_TASK_
Beginning with the first line of the data below, extract each line up to and including the one containing "vmax=1, aspect='auto', zorder=0)". Copy them exactly and add nothing.

_STORED DATA_
<<<<
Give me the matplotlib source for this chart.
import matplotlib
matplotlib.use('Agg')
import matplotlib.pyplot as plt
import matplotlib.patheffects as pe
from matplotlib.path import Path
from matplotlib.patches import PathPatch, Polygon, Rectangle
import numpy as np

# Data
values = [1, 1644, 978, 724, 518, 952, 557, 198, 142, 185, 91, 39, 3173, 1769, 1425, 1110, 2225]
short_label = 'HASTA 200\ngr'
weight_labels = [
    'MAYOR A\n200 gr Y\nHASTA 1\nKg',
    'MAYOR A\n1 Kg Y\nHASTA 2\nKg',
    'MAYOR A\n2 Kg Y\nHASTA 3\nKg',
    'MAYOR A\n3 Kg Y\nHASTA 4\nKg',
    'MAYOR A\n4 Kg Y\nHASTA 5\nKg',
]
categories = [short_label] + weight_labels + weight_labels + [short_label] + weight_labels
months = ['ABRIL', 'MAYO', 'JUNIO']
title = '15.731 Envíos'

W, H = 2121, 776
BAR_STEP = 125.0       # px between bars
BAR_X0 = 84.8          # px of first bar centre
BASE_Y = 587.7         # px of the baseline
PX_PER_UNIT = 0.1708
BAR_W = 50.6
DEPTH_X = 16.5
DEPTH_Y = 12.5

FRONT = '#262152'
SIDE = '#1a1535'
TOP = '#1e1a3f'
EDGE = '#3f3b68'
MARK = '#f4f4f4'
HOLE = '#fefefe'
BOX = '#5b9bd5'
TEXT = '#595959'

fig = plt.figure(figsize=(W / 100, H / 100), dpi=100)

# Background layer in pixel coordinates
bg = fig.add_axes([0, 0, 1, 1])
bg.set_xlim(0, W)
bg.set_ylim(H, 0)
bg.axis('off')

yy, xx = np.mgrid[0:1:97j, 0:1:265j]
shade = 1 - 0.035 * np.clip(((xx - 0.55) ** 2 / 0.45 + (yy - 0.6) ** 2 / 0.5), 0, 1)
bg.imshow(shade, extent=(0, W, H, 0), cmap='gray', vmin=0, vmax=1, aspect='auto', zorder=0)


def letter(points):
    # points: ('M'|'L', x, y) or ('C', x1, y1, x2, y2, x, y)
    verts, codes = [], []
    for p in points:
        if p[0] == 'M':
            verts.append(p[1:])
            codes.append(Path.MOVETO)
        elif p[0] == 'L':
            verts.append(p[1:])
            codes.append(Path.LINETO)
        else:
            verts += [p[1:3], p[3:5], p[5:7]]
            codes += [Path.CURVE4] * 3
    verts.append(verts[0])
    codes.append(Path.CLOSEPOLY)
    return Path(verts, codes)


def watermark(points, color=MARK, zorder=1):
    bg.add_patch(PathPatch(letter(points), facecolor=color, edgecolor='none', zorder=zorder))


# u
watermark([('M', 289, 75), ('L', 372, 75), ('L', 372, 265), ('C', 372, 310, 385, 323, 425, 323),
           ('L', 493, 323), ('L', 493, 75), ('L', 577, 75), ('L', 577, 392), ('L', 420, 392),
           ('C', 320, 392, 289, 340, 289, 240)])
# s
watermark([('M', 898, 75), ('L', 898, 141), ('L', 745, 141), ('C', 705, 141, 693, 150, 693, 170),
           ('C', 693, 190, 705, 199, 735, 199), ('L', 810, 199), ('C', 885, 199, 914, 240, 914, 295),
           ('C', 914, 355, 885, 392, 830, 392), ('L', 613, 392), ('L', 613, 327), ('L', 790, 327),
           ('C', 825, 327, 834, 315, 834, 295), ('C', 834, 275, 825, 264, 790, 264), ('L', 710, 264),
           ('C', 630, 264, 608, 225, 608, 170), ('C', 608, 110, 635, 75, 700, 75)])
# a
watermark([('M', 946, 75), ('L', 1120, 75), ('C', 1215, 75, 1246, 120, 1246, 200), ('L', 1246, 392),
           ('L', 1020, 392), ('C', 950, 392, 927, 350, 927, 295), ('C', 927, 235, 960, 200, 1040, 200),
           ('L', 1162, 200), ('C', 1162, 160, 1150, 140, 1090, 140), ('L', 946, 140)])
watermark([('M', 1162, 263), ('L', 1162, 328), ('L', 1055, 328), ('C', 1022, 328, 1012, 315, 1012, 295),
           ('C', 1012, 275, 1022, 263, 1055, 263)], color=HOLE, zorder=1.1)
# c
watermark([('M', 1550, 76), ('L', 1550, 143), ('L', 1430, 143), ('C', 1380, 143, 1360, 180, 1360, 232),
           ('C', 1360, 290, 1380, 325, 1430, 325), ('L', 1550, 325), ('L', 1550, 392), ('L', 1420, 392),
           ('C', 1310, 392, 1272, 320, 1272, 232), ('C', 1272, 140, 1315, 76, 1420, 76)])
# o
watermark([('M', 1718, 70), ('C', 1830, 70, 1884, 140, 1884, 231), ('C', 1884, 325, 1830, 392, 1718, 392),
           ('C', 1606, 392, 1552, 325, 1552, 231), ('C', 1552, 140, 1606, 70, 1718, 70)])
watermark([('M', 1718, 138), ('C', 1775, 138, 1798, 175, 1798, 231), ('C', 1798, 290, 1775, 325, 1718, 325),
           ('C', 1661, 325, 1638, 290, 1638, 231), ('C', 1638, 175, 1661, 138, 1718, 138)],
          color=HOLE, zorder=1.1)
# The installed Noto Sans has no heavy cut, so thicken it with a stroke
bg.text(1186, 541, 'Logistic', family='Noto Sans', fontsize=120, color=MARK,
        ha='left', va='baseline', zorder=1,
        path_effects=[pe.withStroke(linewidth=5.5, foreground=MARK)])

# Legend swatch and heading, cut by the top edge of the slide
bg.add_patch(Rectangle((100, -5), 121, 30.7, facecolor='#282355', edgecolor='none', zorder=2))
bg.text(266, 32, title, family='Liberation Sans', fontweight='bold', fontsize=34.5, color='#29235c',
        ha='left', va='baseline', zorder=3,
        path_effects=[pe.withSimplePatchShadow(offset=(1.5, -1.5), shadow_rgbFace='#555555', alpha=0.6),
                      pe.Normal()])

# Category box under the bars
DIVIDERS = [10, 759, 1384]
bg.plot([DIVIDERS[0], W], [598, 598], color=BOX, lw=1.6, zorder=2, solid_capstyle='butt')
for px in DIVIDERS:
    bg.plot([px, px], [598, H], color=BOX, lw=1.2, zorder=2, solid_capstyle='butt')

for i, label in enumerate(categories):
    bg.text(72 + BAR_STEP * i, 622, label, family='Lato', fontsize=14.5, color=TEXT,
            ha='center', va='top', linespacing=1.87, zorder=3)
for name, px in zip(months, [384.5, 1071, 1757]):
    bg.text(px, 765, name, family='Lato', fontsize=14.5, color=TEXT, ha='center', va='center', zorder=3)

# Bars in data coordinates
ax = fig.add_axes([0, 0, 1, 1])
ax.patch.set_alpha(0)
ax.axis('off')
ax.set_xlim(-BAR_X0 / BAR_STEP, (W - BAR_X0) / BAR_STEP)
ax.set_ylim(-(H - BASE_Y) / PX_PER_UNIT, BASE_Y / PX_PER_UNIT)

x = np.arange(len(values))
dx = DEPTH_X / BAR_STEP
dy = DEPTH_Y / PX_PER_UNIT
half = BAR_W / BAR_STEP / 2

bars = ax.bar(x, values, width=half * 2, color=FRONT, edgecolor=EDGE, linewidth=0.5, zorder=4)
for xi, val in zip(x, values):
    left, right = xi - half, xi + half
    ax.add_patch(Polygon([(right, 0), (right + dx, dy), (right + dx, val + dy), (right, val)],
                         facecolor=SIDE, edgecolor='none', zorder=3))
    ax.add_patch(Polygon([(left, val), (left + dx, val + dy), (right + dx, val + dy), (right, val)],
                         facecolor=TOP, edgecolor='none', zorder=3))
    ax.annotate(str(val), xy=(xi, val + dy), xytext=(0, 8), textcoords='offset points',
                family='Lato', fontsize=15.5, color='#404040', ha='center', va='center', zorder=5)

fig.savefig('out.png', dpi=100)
>>>>
_RESPONSE_
Give me the matplotlib source for this chart.
import matplotlib
matplotlib.use('Agg')
import matplotlib.pyplot as plt
import matplotlib.patheffects as pe
from matplotlib.path import Path
from matplotlib.patches import PathPatch, Polygon, Rectangle
import numpy as np

# Data
values = [1, 1644, 978, 724, 518, 952, 557, 198, 142, 185, 91, 39, 3173, 1769, 1425, 1110, 2225]
short_label = 'HASTA 200\ngr'
weight_labels = [
    'MAYOR A\n200 gr Y\nHASTA 1\nKg',
    'MAYOR A\n1 Kg Y\nHASTA 2\nKg',
    'MAYOR A\n2 Kg Y\nHASTA 3\nKg',
    'MAYOR A\n3 Kg Y\nHASTA 4\nKg',
    'MAYOR A\n4 Kg Y\nHASTA 5\nKg',
]
categories = [short_label] + weight_labels + weight_labels + [short_label] + weight_labels
months = ['ABRIL', 'MAYO', 'JUNIO']
title = '15.731 Envíos'

W, H = 2121, 776
BAR_STEP = 125.0       # px between bars
BAR_X0 = 84.8          # px of first bar centre
BASE_Y = 587.7         # px of the baseline
PX_PER_UNIT = 0.1708
BAR_W = 50.6
DEPTH_X = 16.5
DEPTH_Y = 12.5

FRONT = '#262152'
SIDE = '#1a1535'
TOP = '#1e1a3f'
EDGE = '#3f3b68'
MARK = '#f4f4f4'
HOLE = '#fefefe'
BOX = '#5b9bd5'
TEXT = '#595959'

fig = plt.figure(figsize=(W / 100, H / 100), dpi=100)

# Background layer in pixel coordinates
bg = fig.add_axes([0, 0, 1, 1])
bg.set_xlim(0, W)
bg.set_ylim(H, 0)
bg.axis('off')

yy, xx = np.mgrid[0:1:97j, 0:1:265j]
shade = 1 - 0.035 * np.clip(((xx - 0.55) ** 2 / 0.45 + (yy - 0.6) ** 2 / 0.5), 0, 1)
bg.imshow(shade, extent=(0, W, H, 0), cmap='gray', vmin=0, vmax=1, aspect='auto', zorder=0)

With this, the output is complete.